Conclusion : deux fronts d’un même combat

Les attaques contre les Juifs et les attentats visant les foules occidentales ne sont pas des phénomènes parallèles sans lien : ils appartiennent à une même logique de guerre idéologique. D’un côté, la violence ciblée contre les communautés juives vise à frapper directement l’ennemi symbolique, perçu comme la racine de la corruption du monde ; de l’autre, les massacres de masse contre des concerts, des fêtes nationales, des cafés ou des marchés de Noël visent à abattre la civilisation occidentale elle-même, héritière de la chrétienté, porteuse d’une liberté, d’une égalité entre hommes et femmes, d’un pluralisme que le djihad juge insupportables.

Gaza et la Palestine ne sont que le prétexte qui relie ces deux fronts. Dans l’imaginaire islamiste, le Juif représente l’ennemi éternel à éliminer ; l’Occident est l’espace à conquérir ou à réduire en ruines pour effacer ce qu’il symbolise : l’autonomie des individus, la sécularisation, la démocratie, la liberté de conscience. Juif et Occident apparaissent ainsi comme deux figures d’une même altérité à détruire, l’une comme corps visible de la haine, l’autre comme civilisation à soumettre.

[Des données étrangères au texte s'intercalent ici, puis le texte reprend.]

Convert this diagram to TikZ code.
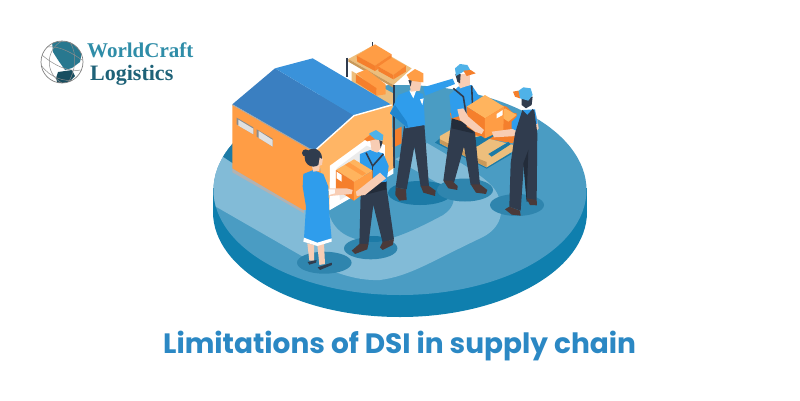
\documentclass[tikz,border=0pt]{standalone}
\usepackage{fontspec}
\newfontfamily\logofont{Liberation Serif}
\newfontfamily\titlefont[BoldFont={* Bold}]{Poppins}
\definecolor{rim}{HTML}{0F7FAE}
\definecolor{surf}{HTML}{4A9CC3}
\definecolor{road}{HTML}{82BBD7}
\definecolor{shad}{HTML}{2F85AE}
\definecolor{shadd}{HTML}{1C7AA6}
\definecolor{oL}{HTML}{FF9D45}
\definecolor{oD}{HTML}{F57F2C}
\definecolor{oT}{HTML}{FFB45E}
\definecolor{oW}{HTML}{FFB565}
\definecolor{roofD}{HTML}{3A7FC1}
\definecolor{roofL}{HTML}{3A92DA}
\definecolor{shirt}{HTML}{2F9DEC}
\definecolor{shirtD}{HTML}{2186CF}
\definecolor{pants}{HTML}{303C4E}
\definecolor{pantsD}{HTML}{232C3A}
\definecolor{skin}{HTML}{F8CDB4}
\definecolor{shoe}{HTML}{4A3A3A}
\definecolor{tan}{HTML}{EDBE7C}
\definecolor{tanD}{HTML}{C9995A}
\definecolor{capb}{HTML}{4FB2E8}
\definecolor{ttl}{HTML}{2B88C4}
\definecolor{logoA}{HTML}{2F8DA8}
\definecolor{logoB}{HTML}{1E6278}
\tikzset{zm/.style 2 args={shift={(#1,#2)},x=0.3333pt,y=-0.3333pt}}
\begin{document}
\begin{tikzpicture}[x=1pt,y=-1pt]
\useasboundingbox (0,0) rectangle (800,400);
\fill[white] (0,0) rectangle (800,400);
% platform
\fill[rim] (400,212) ellipse [x radius=187,y radius=105];
\fill[rim] (213,188) rectangle (587,212);
\fill[surf] (400,190) ellipse [x radius=186.5,y radius=105];
% road
\begin{scope}
\clip (400,190) ellipse [x radius=186.5,y radius=105];
\fill[road] (213,150) -- (213,205) -- (300,255) .. controls (330,272) and (355,281) .. (380,280)
  .. controls (410,276) and (430,262) .. (483,237) .. controls (500,228) and (506,212) .. (497,193)
  .. controls (490,180) and (470,168) .. (427,143) -- (380,120) -- cycle;
\fill[surf] (330,190) -- (328,207) .. controls (329,222) and (340,240) .. (370,241)
  .. controls (385,241) and (400,238) .. (443,215) .. controls (455,207) and (456,197) .. (450,190)
  -- (393,158) -- (370,160) -- cycle;
\fill[surf] (400,100) -- (427,143) -- (393,160) -- (385,130) -- cycle;
\fill[shadd] (213,135) -- (240,135) -- (240,168) -- (222,156) -- cycle;
\end{scope}
% floor shadows
\fill[shad] (324.3,262.7) ellipse [x radius=27.3,y radius=11];
\fill[shad] (370.7,248.3) ellipse [x radius=26.7,y radius=11];
\fill[shadd] (420,193) ellipse [x radius=32,y radius=12];
\fill[shad] (465,190) ellipse [x radius=28,y radius=11.5];
\fill[shad] (517,205) ellipse [x radius=27,y radius=11];
% shelf
\begin{scope}[zm={220}{35}]
\fill[tan] (385,72) -- (458,32) -- (575,100) -- (520,150) -- cycle;
\fill[tanD] (385,72) -- (520,150) -- (520,158) -- (385,80) -- cycle;
\fill[tan] (395,108) -- (520,175) -- (520,240) -- (395,170) -- cycle;
\draw[pants,line width=1.8pt] (380,68) -- (380,125);
\draw[pants,line width=1.5pt] (458,22) -- (458,40);
\fill[oL] (410,115) -- (440,103) -- (497,148) -- (470,165) -- cycle;
\fill[oD] (408,118) -- (470,160) -- (470,182) -- (408,142) -- cycle;
\fill[oL] (470,160) -- (497,148) -- (497,178) -- (470,182) -- cycle;
\fill[oL] (410,62) -- (465,28) -- (515,58) -- (465,92) -- cycle;
\fill[oD] (410,62) -- (465,92) -- (465,108) -- (412,80) -- cycle;
\fill[oD!80!oL] (465,92) -- (515,58) -- (515,75) -- (465,108) -- cycle;
\fill[oL] (475,95) -- (515,68) -- (558,92) -- (520,120) -- cycle;
\fill[oD] (475,95) -- (520,120) -- (520,133) -- (475,108) -- cycle;
\fill[oD!80!oL] (520,120) -- (558,92) -- (558,110) -- (520,133) -- cycle;
\fill[oD] (525,285) -- (545,275) -- (545,325) -- (525,335) -- cycle;
\draw[pants,line width=1.6pt] (522,150) -- (522,400);
% building
\fill[black!30] (37,400) -- (37,412) -- (252,535) -- (252,525) -- cycle;
\fill[oL] (37,210) -- (268,342) -- (290,345) -- (325,525) -- (250,525) -- (37,400) -- cycle;
\fill[oW] (290,342) -- (400,242) -- (515,210) -- (520,402) -- (325,525) -- cycle;
\fill[white] (330,392) -- (440,312) -- (495,330) -- (495,418) -- (520,400) -- (520,416) -- (328,526) -- cycle;
\fill[white!92!black] (350,400) -- (440,332) -- (480,350) -- (480,425) -- (360,495) -- cycle;
\fill[roofD] (37,208) -- (165,100) -- (400,240) -- (290,342) -- (268,340) -- cycle;
\fill[roofL] (165,100) -- (278,70) -- (512,208) -- (400,240) -- cycle;
\draw[white,line width=1.4pt] (290,342) -- (402,242) -- (515,210);
\draw[black!35,line width=.9pt] (37,209) -- (268,341);
\fill[black!45] (50,248) -- (100,277) -- (100,298) -- (50,268) -- cycle;
\fill[white!88!black] (55,254) -- (100,281) -- (100,298) -- (55,272) -- cycle;
\fill[black!45] (110,283) -- (158,311) -- (158,335) -- (110,305) -- cycle;
\fill[white!88!black] (116,288) -- (158,315) -- (158,335) -- (116,309) -- cycle;
\end{scope}
% pallet and boxes, worker 2, 3, 4 (zoom 3 coords)
\begin{scope}[zm={380}{50}]
\fill[shadd] (165,278) -- (320,356) -- (395,312) -- (385,295) -- (320,335) -- (180,265) -- cycle;
\fill[oD] (210,190) -- (300,150) -- (380,170) -- (410,200) -- (400,280) -- (225,250) -- cycle;
\fill[tan] (180,258) -- (215,238) -- (400,285) -- (402,302) -- (320,352) -- (300,342) -- (180,280) -- cycle;
\fill[tanD] (180,268) -- (300,328) -- (320,336) -- (320,352) -- (300,342) -- (180,280) -- cycle;
\fill[shadd] (245,272) -- (335,250) -- (345,256) -- (290,290) -- cycle;
\fill[shadd] (325,312) -- (385,276) -- (392,283) -- (335,320) -- cycle;
\fill[oD] (350,180) -- (410,190) -- (405,275) -- (340,240) -- cycle;
\fill[oT] (375,175) -- (410,195) -- (385,215) -- (355,195) -- cycle;
% worker 3
\fill[pants] (215,210) -- (283,225) -- (300,405) -- (272,405) -- (252,290) -- (222,398) -- (190,392) -- cycle;
\fill[pantsD] (215,205) -- (280,225) -- (280,250) -- (215,235) -- cycle;
\fill[shoe] (190,392) -- (215,392) -- (233,408) -- (232,420) -- (205,415) -- cycle;
\fill[shoe] (272,403) -- (300,403) -- (322,420) -- (318,432) -- (288,428) -- cycle;
\fill[shirt] (208,135) -- (235,110) -- (275,105) -- (298,140) -- (300,170) -- (265,190) -- (215,205) -- cycle;
\draw[pants,line width=1.6pt] (220,115) -- (250,140) -- (258,190);
\draw[pants,line width=1.6pt] (275,107) -- (278,175);
\fill[skin] (226,75) -- (270,70) -- (270,105) -- (240,115) -- cycle;
\fill[pants] (226,72) -- (242,72) -- (240,100) -- (232,95) -- cycle;
\fill[capb] (225,55) -- (240,42) -- (262,45) -- (272,62) -- (250,65) -- (228,78) -- cycle;
\fill[oD] (250,62) -- (272,60) -- (287,70) -- (260,78) -- cycle;
% box 3
\fill[oT] (260,170) -- (315,135) -- (372,170) -- (315,205) -- cycle;
\fill[oD] (260,170) -- (315,205) -- (315,265) -- (260,230) -- cycle;
\fill[oL] (315,205) -- (372,170) -- (370,240) -- (315,265) -- cycle;
\fill[white] (350,192) -- (368,180) -- (368,195) -- (350,205) -- cycle;
\fill[skin] (232,178) -- (250,175) -- (265,200) -- (312,240) -- (305,252) -- (285,245) -- (240,210) -- cycle;
% worker 2
\fill[pants] (72,228) -- (133,222) -- (147,410) -- (122,410) -- (103,290) -- (80,418) -- (47,412) -- cycle;
\fill[shoe] (47,412) -- (78,418) -- (80,450) -- (58,452) -- (46,435) -- cycle;
\fill[shoe] (122,408) -- (147,408) -- (167,422) -- (165,438) -- (130,428) -- cycle;
\fill[shirt] (130,112) -- (218,86) -- (225,102) -- (135,137) -- cycle;
\fill[shirt] (30,190) -- (55,135) -- (90,122) -- (130,132) -- (135,225) -- (75,235) -- (72,218) -- cycle;
\fill[shirtD] (30,190) -- (45,165) -- (80,215) -- (85,235) -- cycle;
\fill[white] (88,122) -- (110,118) -- (100,145) -- cycle;
\fill[white] (120,148) -- (131,145) -- (127,165) -- cycle;
\fill[skin] (88,92) -- (125,92) -- (120,122) -- (92,125) -- cycle;
\fill[oL] (80,75) -- (105,57) -- (130,70) -- (130,97) -- (90,92) -- cycle;
\fill[pants] (85,90) -- (95,92) -- (92,110) -- cycle;
% worker 4
\fill[skin] (335,245) -- (412,235) -- (410,258) -- (342,262) -- cycle;
\fill[skin] (470,195) -- (476,235) -- (468,245) -- (462,220) -- cycle;
\fill[shirt] (395,215) -- (430,180) -- (465,178) -- (473,220) -- (420,248) -- (395,235) -- cycle;
\fill[pants] (427,180) -- (442,195) -- (458,177) -- (463,182) -- (472,250) -- (470,450) -- (440,455) -- (432,340) -- (422,482) -- (388,470) -- (392,340) -- (405,250) -- cycle;
\fill[pantsD] (430,340) -- (445,300) -- (440,455) -- cycle;
\fill[shoe] (388,470) -- (420,482) -- (422,497) -- (395,494) -- (375,478) -- cycle;
\fill[shoe] (440,445) -- (470,450) -- (471,466) -- (450,465) -- cycle;
\fill[pants] (425,140) -- (458,140) -- (455,165) -- (438,175) -- (425,165) -- cycle;
\fill[capb] (412,125) -- (430,112) -- (452,115) -- (458,135) -- (445,152) -- (420,145) -- cycle;
\fill[oD] (399,125) -- (415,122) -- (420,145) -- (405,140) -- cycle;
\end{scope}
% worker 1 and woman (zoom 4 coords)
\begin{scope}[zm={280}{130}]
\fill[shadd] (282,327) ellipse [x radius=33,y radius=9];
\fill[pants] (242,190) -- (320,175) -- (342,328) -- (308,338) -- (280,225) -- (265,345) -- (238,345) -- cycle;
\fill[shoe] (238,342) -- (265,342) -- (262,358) -- (225,372) -- (215,362) -- cycle;
\fill[shoe] (308,336) -- (342,328) -- (338,345) -- (308,360) -- (300,352) -- cycle;
\fill[pantsD] (245,160) -- (320,150) -- (320,178) -- (242,198) -- cycle;
\fill[shirt] (240,72) -- (270,60) -- (310,70) -- (326,108) -- (320,155) -- (290,158) -- (262,160) -- (240,120) -- cycle;
\draw[pants,line width=1.6pt] (258,68) -- (278,108) -- (310,72);
\draw[pants,line width=1.6pt] (278,108) -- (278,150);
\fill[skin] (270,30) -- (305,30) -- (302,55) -- (292,68) -- (275,62) -- cycle;
\fill[pants] (298,30) -- (308,35) -- (302,55) -- cycle;
\fill[capb] (268,10) -- (288,0) -- (310,15) -- (308,32) -- (270,25) -- cycle;
\fill[oD] (252,28) -- (270,15) -- (285,28) -- (262,34) -- cycle;
% box
\fill[oT] (168,120) -- (222,88) -- (278,122) -- (222,155) -- cycle;
\fill[oD] (168,120) -- (222,155) -- (222,212) -- (168,178) -- cycle;
\fill[oL] (222,155) -- (278,122) -- (278,170) -- (222,212) -- cycle;
\fill[white] (170,125) -- (185,135) -- (185,155) -- (170,145) -- cycle;
\fill[oL] (195,105) -- (207,97) -- (258,130) -- (247,137) -- cycle;
\fill[skin] (300,128) -- (318,145) -- (255,195) -- (230,198) -- (228,185) -- (245,172) -- cycle;
% woman
\fill[skin] (82,340) -- (102,345) -- (102,392) -- (88,392) -- cycle;
\fill[skin] (112,345) -- (132,340) -- (135,402) -- (118,405) -- cycle;
\fill[pants] (83,396) -- (110,390) -- (108,398) -- (88,404) -- cycle;
\fill[pants] (113,412) -- (155,398) -- (156,405) -- (120,420) -- cycle;
\fill[skin] (145,175) -- (200,175) -- (218,180) -- (215,192) -- (150,198) -- cycle;
\fill[white!90!skin] (145,178) -- (165,178) -- (165,190) -- (147,195) -- cycle;
\fill[shirt] (70,132) -- (100,120) -- (130,132) -- (145,170) -- (148,250) -- (155,328) -- (112,342) -- (72,325) -- (78,230) -- (68,170) -- cycle;
\fill[white] (72,323) -- (112,338) -- (155,325) -- (155,335) -- (112,348) -- (70,335) -- cycle;
\fill[skin] (95,105) -- (120,100) -- (118,122) -- (100,125) -- cycle;
\fill[skin] (115,85) -- (128,85) -- (126,105) -- (112,108) -- cycle;
\fill[pants] (100,83) ellipse [x radius=26,y radius=27];
\fill[pants] (77,69) circle [radius=11];
\fill[skin] (119,83) -- (128,88) -- (125,104) -- (115,108) -- cycle;
\end{scope}
% logo
\fill[white] (62,62) circle [radius=21];
\begin{scope}
\clip (62,62) circle [radius=21];
\fill[logoA!85!black] (52,42) -- (70,41) -- (82,52) -- (80,62) -- (72,68) -- (65,70) -- (58,60) -- (53,52) -- cycle;
\fill[logoB!80!black] (58,72) -- (72,70) -- (75,76) -- (67,84) -- (58,85) -- (56,78) -- cycle;
\draw[black!45,line width=.5pt] (62,41) .. controls (45,50) and (45,74) .. (62,83);
\draw[black!45,line width=.5pt] (42,55) .. controls (55,66) and (68,72) .. (82,70);
\draw[black!45,line width=.5pt] (47,47) .. controls (60,45) and (75,55) .. (82,60);
\draw[black!45,line width=.5pt] (41,65) .. controls (50,78) and (65,82) .. (75,80);
\draw[black!45,line width=.5pt] (70,42) .. controls (78,55) and (75,72) .. (68,83);
\end{scope}
\draw[black!50,line width=.7pt] (62,62) circle [radius=21];
% texts
\node[anchor=base west,inner sep=0pt,text=logoA] (logoa) at (87,57) {\logofont\bfseries\fontsize{21}{21}\selectfont WorldCraft};
\node[anchor=base west,inner sep=0pt,text=logoB] (logob) at (90,80) {\logofont\bfseries\fontsize{22}{22}\selectfont Logistics};
\node[anchor=base west,inner sep=0pt,text=ttl] (title) at (163,353) {\titlefont\bfseries\fontsize{28}{28}\selectfont Limitations of DSI in supply chain};
\end{tikzpicture}
\end{document}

Ce double assaut rend notre époque particulièrement dangereuse : il ne s’agit plus seulement d’exterminer un peuple, mais de délégitimer et de détruire un monde. L’un frappe les corps, l’autre vise les fondements culturels et politiques. Ensemble, ils menacent la mémoire, la liberté, et la possibilité même de vivre dans des sociétés ouvertes.

Reconnaître cette réalité, la nommer avec précision, cesser de dissocier les formes contemporaines de la haine de leurs racines historiques — c’est la première condition pour y répondre. Sans cette lucidité, nous resterons condamnés à voir renaître, à intervalles réguliers, le même mécanisme de bouc émissaire et la même violence, sous des masques différents.

Car si l’histoire nous enseigne une chose, c’est bien celle-ci : appeler le Juif et Israël « coupables » ne sauve aucune société de ses contradictions. Cela ne purifie pas, cela ne guérit pas : cela corrompt. Et le prix à payer pour ce renoncement est toujours réglé en sang et en mémoire.